== Material provided

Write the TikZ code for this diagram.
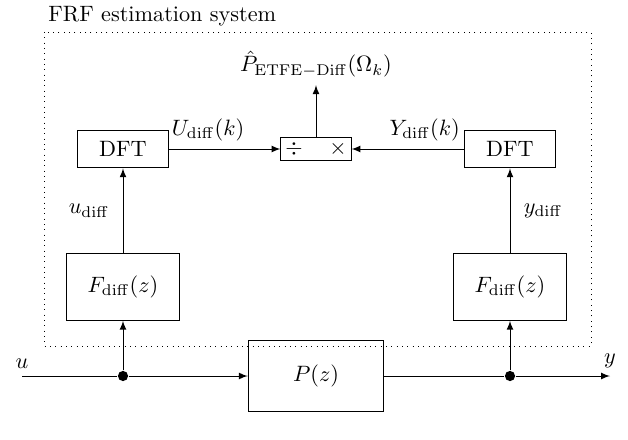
\documentclass[tikz,border=0pt]{standalone}
\usetikzlibrary{positioning}
\begin{document}
\begin{tikzpicture} [
   x=0.45pt, y=-0.45pt, >=latex, auto,
   blk/.style={draw, minimum width=#1, minimum height=17pt},
   fil/.style={draw, minimum width=51pt, minimum height=30pt},
   dot/.style={circle, fill, inner sep=0pt, minimum size=4.6pt}
]
   \useasboundingbox (0,0) rectangle (628,439);
   % estimation system frame
   \draw [dotted] (44,32) rectangle (591,346);
   \node (title) [anchor=base west, inner sep=0pt] at (48,22) {FRF estimation system};
   \node (dftu) [blk=41pt] at (123,149) {DFT};
   \node (dfty) [blk=41pt] at (510,149) {DFT};
   \node (mix) [draw, minimum width=31pt, minimum height=10pt, inner xsep=2pt, inner ysep=0pt]
      at (316,149) {$\div$\hspace{12pt}$\times$};
   \node (phat) at (316,64) {$\hat{P}_{\mathrm{ETFE-Diff}}(\Omega_k)$};
   \node (fdu) [fil] at (123,287) {$F_{\mathrm{diff}}(z)$};
   \node (fdy) [fil] at (510,287) {$F_{\mathrm{diff}}(z)$};
   % plant and signal line
   \node (plant) [draw, minimum width=61pt, minimum height=32pt] at (316,376) {$P(z)$};
   \coordinate (in) at (22,376);
   \coordinate (out) at (610,376);
   \node (du) [dot] at (123,376) {};
   \node (dy) [dot] at (510,376) {};
   \node (u) [above=0pt of in] {$u$};
   \node (y) [above=0pt of out] {$y$};
   \path [->] (in) edge [-] (du)
              (du) edge (plant)
                   edge (fdu)
              (plant) edge [-] (dy)
              (dy) edge (out)
                   edge (fdy)
              (fdu) edge node [inner sep=6pt] {$u_{\mathrm{diff}}$} (dftu)
              (fdy) edge node [swap, inner sep=6pt] {$y_{\mathrm{diff}}$} (dfty)
              (dftu) edge node [pos=0.35] {$U_{\mathrm{diff}}(k)$} (mix)
              (dfty) edge node [swap, pos=0.35] {$Y_{\mathrm{diff}}(k)$} (mix)
              (mix) edge (phat);
\end{tikzpicture}
\end{document}
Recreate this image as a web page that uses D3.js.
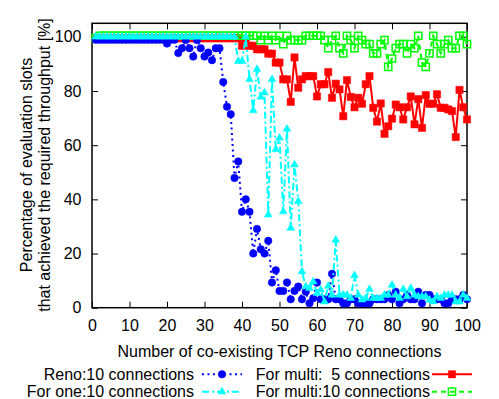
<!DOCTYPE html>
<html>
<head>
<meta charset="utf-8">
<script src="https://cdn.jsdelivr.net/npm/d3@7"></script>
<style>
  body { margin: 0; background: #fff; }
  svg { display: block; font-family: "Liberation Sans", Arial, sans-serif; }
</style>
</head>
<body>
<div id="chart"></div>
<script>
// number of co-existing TCP Reno connections
const connections = d3.range(1, 101);

const renoTen = [
  98.9, 98.9, 98.9, 98.9, 98.9, 98.9, 98.9, 98.9, 98.9, 98.9,
  98.9, 98.9, 98.9, 98.9, 98.9, 98.9, 98.9, 98.9, 98.9, 97.5,
  98.9, 98.9, 94.0, 95.8, 98.8, 95.8, 92.7, 98.8, 95.8, 92.7,
  94.2, 91.4, 95.8, 95.8, 83.3, 74.2, 71.4, 47.9, 54.0, 35.4,
  40.0, 35.4, 20.0, 29.1, 21.6, 20.0, 24.7, 9.3, 13.8, 6.2,
  6.2, 9.3, 3.1, 6.2, 7.8, 3.1, 5.9, 1.6, 3.5, 9.3,
  3.1, 3.1, 3.1, 12.5, 3.1, 3.1, 1.6, 1.6, 3.1, 3.1,
  1.6, 1.6, 1.6, 1.6, 3.1, 3.1, 3.1, 3.1, 4.7, 3.1,
  5.9, 1.6, 3.1, 4.7, 3.1, 3.1, 5.9, 1.6, 4.7, 4.7,
  3.1, 3.1, 3.1, 1.6, 1.6, 3.1, 3.1, 3.1, 4.7, 3.1
];

const oneTen = [
  100, 100, 100, 100, 100, 100, 100, 100, 100, 100,
  100, 100, 100, 100, 100, 100, 100, 100, 100, 100,
  100, 100, 100, 100, 100, 100, 100, 100, 100, 100,
  100, 100, 100, 100, 100, 100, 100, 100, 91.0, 91.0,
  100, 84.3, 72.8, 88.0, 77.8, 79.4, 34.3, 84.3, 58.4, 62.7,
  35.5, 66.0, 29.4, 52.8, 39.3, 13.3, 7.8, 7.2, 9.6, 5.3,
  6.6, 2.2, 8.0, 4.7, 25.0, 4.7, 4.7, 4.7, 3.5, 11.9,
  4.7, 2.9, 3.5, 6.8, 3.5, 3.5, 3.5, 4.7, 4.7, 8.4,
  4.7, 3.5, 6.8, 4.1, 7.2, 4.7, 4.1, 4.1, 4.1, 2.9,
  2.2, 4.1, 3.5, 4.7, 4.7, 4.7, 2.2, 2.2, 4.7, 3.5
];

const multiFive = [
  99.5, 99.5, 99.5, 99.5, 99.5, 99.5, 99.5, 99.5, 99.5, 99.5,
  99.5, 99.5, 99.5, 99.5, 99.5, 99.5, 99.5, 99.5, 99.5, 99.5,
  99.5, 99.5, 99.5, 99.5, 99.5, 99.5, 99.5, 99.5, 99.5, 99.5,
  99.5, 99.5, 99.5, 99.5, 99.5, 99.5, 99.5, 99.5, 99.5, 96.7,
  97.5, 96.7, 96.7, 95.4, 95.4, 95.4, 93.8, 93.8, 90.5, 90.5,
  84.3, 84.3, 76.0, 92.4, 81.2, 84.3, 85.5, 85.5, 85.5, 78.0,
  82.5, 82.5, 87.0, 77.5, 82.7, 80.6, 70.7, 84.0, 77.8, 74.0,
  77.5, 75.3, 82.5, 85.5, 73.8, 68.7, 75.4, 64.2, 67.0, 69.8,
  75.0, 74.0, 69.5, 74.0, 78.0, 67.7, 77.0, 66.4, 78.5, 75.3,
  75.3, 78.8, 73.8, 73.8, 73.2, 72.6, 63.0, 80.4, 74.0, 69.5
];

const multiTen = [
  99.5, 100.4, 100.4, 100.4, 100.4, 100.4, 100.4, 100.4, 100.4, 100.4,
  100.4, 100.4, 100.4, 100.4, 100.4, 100.4, 100.4, 100.4, 100.4, 100.4,
  100.4, 100.4, 100.4, 100.4, 100.4, 100.4, 100.4, 100.4, 100.4, 100.4,
  100.4, 100.4, 100.4, 100.4, 100.4, 100.4, 100.4, 100.4, 100.4, 100.4,
  100.4, 100.4, 100.4, 100.4, 98.8, 100.4, 98.8, 100.4, 98.8, 100.4,
  97.3, 100.4, 98.8, 98.8, 98.8, 98.8, 100.4, 100.4, 100.4, 100.4,
  100.4, 98.8, 95.8, 98.8, 100.4, 95.8, 93.9, 100.4, 98.8, 95.8,
  100.4, 98.8, 97.3, 97.3, 93.9, 93.9, 97.3, 98.8, 88.9, 92.0,
  95.8, 97.3, 97.3, 93.9, 97.3, 95.8, 100.4, 90.5, 88.9, 93.9,
  100.4, 97.3, 93.9, 97.3, 98.8, 95.8, 95.8, 100.4, 100.4, 97.3
];

const xTicks = [0, 10, 20, 30, 40, 50, 60, 70, 80, 90, 100];
const yTicks = [0, 20, 40, 60, 80, 100];

const width = 499, height = 399;
const plotLeft = 92, plotRight = 467, plotTop = 23.3, plotBottom = 307.7;

const svg = d3.select("#chart").append("svg")
    .attr("width", width)
    .attr("height", height);

const xScale = d3.scaleLinear().domain([0, 100]).range([plotLeft, plotRight]);
const yScale = d3.scaleLinear().domain([0, 105]).range([plotBottom, plotTop]);

// axes with inward ticks, mirrored on top and right
const xAxis = d3.axisBottom(xScale).tickValues(xTicks).tickSizeInner(-6).tickSizeOuter(0).tickPadding(11.5);
const yAxis = d3.axisLeft(yScale).tickValues(yTicks).tickSizeInner(-6).tickSizeOuter(0).tickPadding(10.5);
const xAxisTop = d3.axisTop(xScale).tickValues(xTicks).tickSizeInner(-6).tickSizeOuter(0).tickFormat("");
const yAxisRight = d3.axisRight(yScale).tickValues(yTicks).tickSizeInner(-6).tickSizeOuter(0).tickFormat("");

function styleAxis(g) {
    g.selectAll(".domain").remove();
    g.selectAll(".tick line").attr("stroke", "#000").attr("stroke-width", 1);
    g.selectAll(".tick text").attr("fill", "#000")
        .style("font-size", "16px")
        .style("font-family", "'Liberation Sans', Arial, sans-serif");
}

svg.append("g").attr("transform", "translate(0," + plotBottom + ")").call(xAxis).call(styleAxis);
svg.append("g").attr("transform", "translate(" + plotLeft + ",0)").call(yAxis).call(styleAxis);
svg.append("g").attr("transform", "translate(0," + plotTop + ")").call(xAxisTop).call(styleAxis);
svg.append("g").attr("transform", "translate(" + plotRight + ",0)").call(yAxisRight).call(styleAxis);

svg.append("rect")
    .attr("x", plotLeft).attr("y", plotTop)
    .attr("width", plotRight - plotLeft).attr("height", plotBottom - plotTop)
    .attr("fill", "none").attr("stroke", "#000").attr("stroke-width", 1.5);

// axis labels
svg.append("text")
    .attr("x", (plotLeft + plotRight) / 2).attr("y", 357)
    .attr("text-anchor", "middle")
    .style("font-size", "16px")
    .text("Number of co-existing TCP Reno connections");

const yLabel = svg.append("text")
    .attr("transform", "translate(0," + 165 + ") rotate(-90)")
    .attr("text-anchor", "middle")
    .style("font-size", "16px");
yLabel.append("tspan").attr("x", 0).attr("y", 31.5).text("Percentage of evaluation slots");
yLabel.append("tspan").attr("x", 0).attr("y", 49.5).text("that achieved the required throughput [%]");

const series = [
    {name: "For multi:  5 connections", values: multiFive, color: "#ff0000", dash: null,
     symbol: d3.symbolSquare, size: 53, filled: true, col: 1, row: 0},
    {name: "For multi:10 connections", values: multiTen, color: "#00ff00", dash: "5,4",
     symbol: d3.symbolSquare, size: 52, filled: false, col: 1, row: 1},
    {name: "Reno:10 connections", values: renoTen, color: "#0000ff", dash: "2,3.5",
     symbol: d3.symbolCircle, size: 44, filled: true, col: 0, row: 0},
    {name: "For one:10 connections", values: oneTen, color: "#00ffff", dash: "7,3,2,3",
     symbol: d3.symbolTriangle, size: 26, filled: true, col: 0, row: 1}
];

const line = d3.line()
    .x((d, i) => xScale(connections[i]))
    .y(d => yScale(d));

function marker(sel, s) {
    sel.attr("d", d3.symbol().type(s.symbol).size(s.size))
        .attr("fill", s.filled ? s.color : "none")
        .attr("stroke", s.color)
        .attr("stroke-width", s.filled ? 0.5 : 1.5);
}

series.forEach(s => {
    const g = svg.append("g");
    g.append("path")
        .datum(s.values)
        .attr("d", line)
        .attr("fill", "none")
        .attr("stroke", s.color)
        .attr("stroke-width", 2)
        .attr("stroke-dasharray", s.dash);
    g.selectAll("path.pt")
        .data(s.values)
        .enter().append("path")
        .attr("class", "pt")
        .attr("transform", (d, i) => "translate(" + xScale(connections[i]) + "," + yScale(d) + ")")
        .call(marker, s);
});

// legend: two columns, text right-aligned before a line sample
const legendTextEnd = [194, 430];
const legendSample = [202, 432];
const legendRows = [374.3, 391.7];

series.forEach(s => {
    const y = legendRows[s.row];
    const x0 = legendSample[s.col];
    svg.append("text")
        .attr("x", legendTextEnd[s.col]).attr("y", y)
        .attr("dy", "0.35em")
        .attr("text-anchor", "end")
        .style("font-size", "16px")
        .style("white-space", "pre")
        .text(s.name);
    svg.append("line")
        .attr("x1", x0).attr("x2", x0 + 40)
        .attr("y1", y).attr("y2", y)
        .attr("stroke", s.color)
        .attr("stroke-width", 2)
        .attr("stroke-dasharray", s.dash);
    svg.append("path")
        .attr("transform", "translate(" + (x0 + 20) + "," + y + ")")
        .call(marker, s);
});
</script>
</body>
</html>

====

## What to do
Show every line above in which the word "that" occurs.

## Reply to the task
Recreate this image as a web page that uses D3.js.
yLabel.append("tspan").attr("x", 0).attr("y", 49.5).text("that achieved the required throughput [%]");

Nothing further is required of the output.